After Keating bought a half share of the Brown and Hatton piggery group for $430,000 in 1991, Coalition MPs subjected him to questions. Partly as a result of the distraction this caused, Keating disposed of his share after meeting the Soeryadjayas in Sydney in March 1994. According to a story in The Sydney Morning Herald last year, the Soeryadjayas agreed to pay $US6 million for Keating's share. Earlier this year, Keating told the paper he had received a little under $4 million. This figure has only whetted the appetite of Coalition politicians who obviously regard it as representing an intriguingly handsome capital gain on an asset whose debts had risen heavily.

Keating has said the Soeryadjayas were introduced to him by John Benson who has since retained him as a consultant on an aluminium project. Although Benson was a partner of Warren Anderson, Keating says he had not met him before the piggery sale.

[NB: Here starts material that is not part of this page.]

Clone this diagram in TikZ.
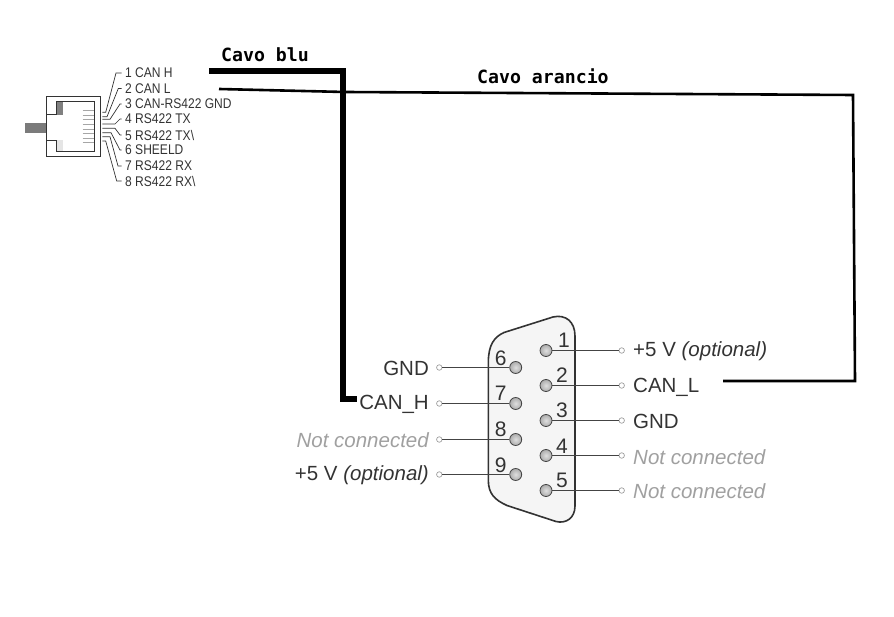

Knowles told Parliament the sale was not the first time Benson and Anderson had been involved in business moves involving Keating and Indonesian interests. In 1992 they had sought $130 million in Australian aid to supply cattle from Anderson stations to small farmers in Indonesia. The request was made to Keating's prime ministerial office from an Indonesian foundation, Yayasan Serangan Umum, to which Benson was a consultant.

According to Knowles, the Yayasan was "recently exposed as one of those tax-exempt foundations with hidden wealth, run by Soeharto's military cronies, with Soeharto himself as a patron". She said: "The documentary evidence shows that for three years Keating and [Laurie] Brereton [his then parliamentary secretary] tried to secure Australian aid funding for an uneconomic project which would have benefited Anderson." The proposal was eventually rejected by AusAID but "by this stage Anderson had sold his interest in the cattle stations".

The previous Wednesday, Senator Bill O'Chee told Parliament he had a new document showing that the Commonwealth Bank had written off $4.9 million in piggery group debt in May 1994 while the bank was still majority owned by the Federal Government. O'Chee said the CBA, "as much as the Indonesians who purchased his piggery, made Keating into a multimillionaire".

O'Chee told Parliament that, apart from writing off debt without any recourse to its security, the CBA had done Keating an extraordinary favour by giving the Indonesians a six-year no-interest loan worth about $4 million. He also said Keating benefited from the CBA's decision to write off $11 million in personal debts owed by his former piggery partner, Al Constantinidis, "conditional on his silence on matters to do with the piggery and Paul Keating".

On the same day, in a detailed speech on the piggery sale, Senator Paul Calvert said "documents now on the record raise a clear prima facie case of capital tax gains fraud by Paul Keating".

Keating has not commented on these speeches. But he previously issued a blanket denial of any impropriety or illegality while he was prime minister. He has specifically denied approaching anyone other than normal CBA line officers about the piggery and stated that he has paid all taxes due.

Fortunately for Keating, Howard seems to have changed his mind since 1995. Now that he is prime minister, he apparently believes that any official inquiry into behaviour allegedly damaging the office of prime minister could only further damage the office of prime minister.